Food traditions are a very common way to tie a group together, because everyone needs to eat, but there’s lots of room for different styles and practices, words, rituals. Our family only has Yorkshire pudding with roast beef, and is surprised to see other people suggesting it with lamb or even chicken. Some people put cream on scones first, others jam; my husband’s family eats marmalade with bread and butter, mine only ever on toast (and I just don’t like marmalade anyway). Traditions can be old, new or instant: one of the fun things in a family is seeing a new tradition appear out of nowhere in an instant, by popular acclaim. You can tell because someone will say, “We always…” and the others agree. Sometimes you never hear of it again, but quite often, it turns into a family tradition. I feel this works precisely like the sensus fidelium: you have to have the acceptance as well as the first event, what John Henry Newman called ‘listening for the echo’. Traditions which don’t make the cut sometimes turn into superstitions, like singing to solitary magpies; they are fun, but they don’t carry significance. (On the other hand, you have to sing the right words, and it has to be out of tune.)

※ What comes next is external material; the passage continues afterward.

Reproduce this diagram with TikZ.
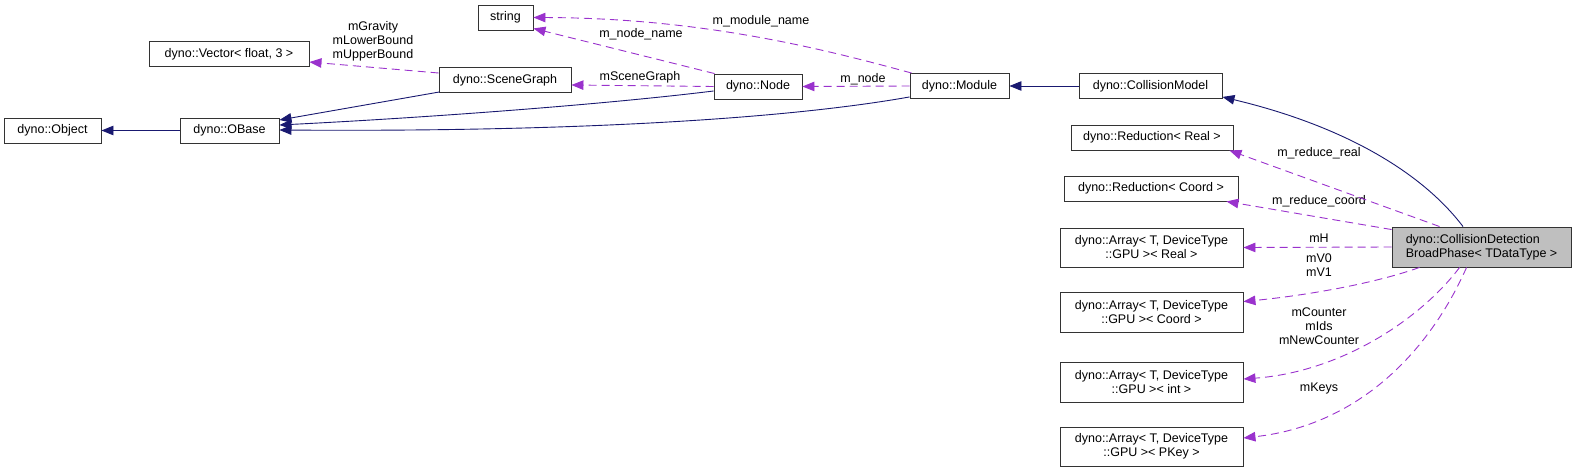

Family traditions can be daft. One of ours is at birthdays, and grew out of my inability ever to get presents wrapped beforehand. So I hand them over individually inside a bag, and while the birthday child takes it out and is looking at whatever it is, the bag is smuggled back to me under the table ready for the next present. The bag goes to and fro as many times as there are presents.  It’s silly, it makes us laugh, but it works; and it was a green way of doing present-wrapping even before people started using brown paper or pillowcases.

We like to celebrate our traditions. We can even sing about them: there are songs about tradition in both The Slipper and the Rose and Fiddler on the Roof. That makes sense; The Slipper and the Rose is a reworking of a fairy story (Cinderella) and Fiddler is modern but similarly classic. Tradition contains our past and helps us to make sense of it into the present and future, just like at the Passover meal where the youngest child present asks what is happening, to provide an introduction to the story which explains not only what is happening but also why.  Tradition can be a reason or a historical justification. It should never be just an excuse.